Author: Brisbane Street Art Festival

Sofles

Hailing from Brisbane, Sofles jokes that his tag sounds like a box of tissues or something from a Hallmark card. He began painting graffiti in 2000 and soon wanted to get better as fast as he could. He began experimenting with 3Ds, however a more traditional style was developed and then improved upon. He quickly became known around the globe as an artist putting in both quantity and quality. As he mastered his craft, Sofles gained the reputation of “Special Effects Wizard”, a reference to his uncanny ability to take a standard painting and take it to the next level.

Cezary Stulgis

Born in Poland and currently based in Australia, Cezary Stulgis is a sculptor, painter and designer whose highly distinctive work fuses ‘next-level’ aesthetics with classical craftsmanship – a reflection of his artistic roots in the street art movement of the mid-eighties and formal training as a sculptor and painter at the renowned Jan Matejko Academy of Fine Arts in Poland.

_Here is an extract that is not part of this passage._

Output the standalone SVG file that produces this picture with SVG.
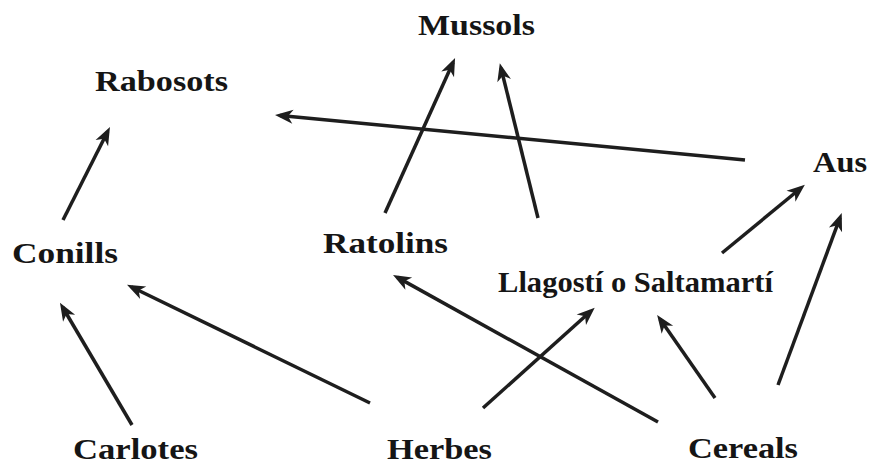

Cezary’s unique style and interdisciplinary skill-set has earned him a reputation internationally as a creative and technically proficient professional artist.

The Brisbane Collective

FEATURED ARTISTS:
KASPER – HARLEY & HANDE – CROSS STITCH OF CONTEMPT JORDAN WEARN SLOE MOTION CRONK & TONIC – KIMI SCHIEREN PHILB – TEENS ON ACID – JETTA’S NEST – WINTER OF ‘72 – ANNA ELIZABETH – REBECCA GILES – CROW JANE – SARAH SCULLEY – JUXTAFIED – AIRBRUSHING – LUKE HENERY – VIOLET MERMAID – SPENCER – DICKENS – URBAN PIXIE – BALAZOVABLACK – VIVID BLACK ARTISTRY

Guido van Helten

Guido van Helten is an Australian, internationally-based artist working in the field of contemporary street art undertaken through a site-specific exploration of cultural identity to be re-envisaged as large scale public works.
These projects are undertaken with the intention of initiating constructive visual connections between communities and site-specific urban spaces inclusive of a broader context of cultural, social and national identity narratives. Combining cultural research, documentary based photography and community engagement, this method of working seeks to generate a broad relation to emotive qualities in the selection and placement of imagery whilst promoting social discussion.

Find out more about Guido:

LORDS – Exhibition

A group exhibition showcasing new work from local emerging Brisbane artists for Brisbane Street Arts Festival. Letting their imagination run wild, artists will create their interpretation of their own ‘Lord’. Their creation could be human, animal or vegetable and be a manifestation of their fantasies.
Original artworks will be up for sale at the event.
Sales are commission free – all sales go straight back to the creator.

Open House 01

House Conspiracy is Brisbane’s newest arts venue,
and Open House 01 is the very first exhibition following their massive launch party in early February. Featuring sculpture, performance, and photography from Annelize Mulder, Ben Warren, Liam Herne, and Unqualified Design Studio—this inaugural curated exhibition is going to be something special.

Phantom Feeling

THREE ARTISTS. THREE MEDIA. ONE WALL.
Part live performance, part projection mapping show, Phantom Feeling pushes live mural art far beyond the confines of the concrete.
Combining cutting edge projection mapping technology with live sound design and traditional spray paint, Phantom Feeling creates the illusion of a single artist painting in three mediums at once.

Unsettle by Digi Youth Arts

rattle. disrupt. disturb. shake. paint.

Digi Youth Art’s young people are partnering with Land Writers (Warraba Weatherall and Daniel Jones) and Mz Murri Cod (Libby Harward) to transform and activate the Queensland Museum, through the creation of two new works examining cultural heritage collections. This is the first project of unsettle: Digi Youth Art’s long term residency at the Queensland Museum where youth artists will carry out creative investigations into the cultural landscape of major arts institutions.
On these lands, painting on public spaces is no new concept. Street art, like many artforms, is another practice that continues the stories of one of the oldest surviving and thriving cultures in the world. unsettle provides an opportunity for established artists to mentor youth artists as they question, challenge and expose the colonial nature of cultural collections in galleries and museums. The works created will offer audiences new interpretations and observations of cultural heritage collections and provide opportunities for the wider community to speak one-on-one with the artists.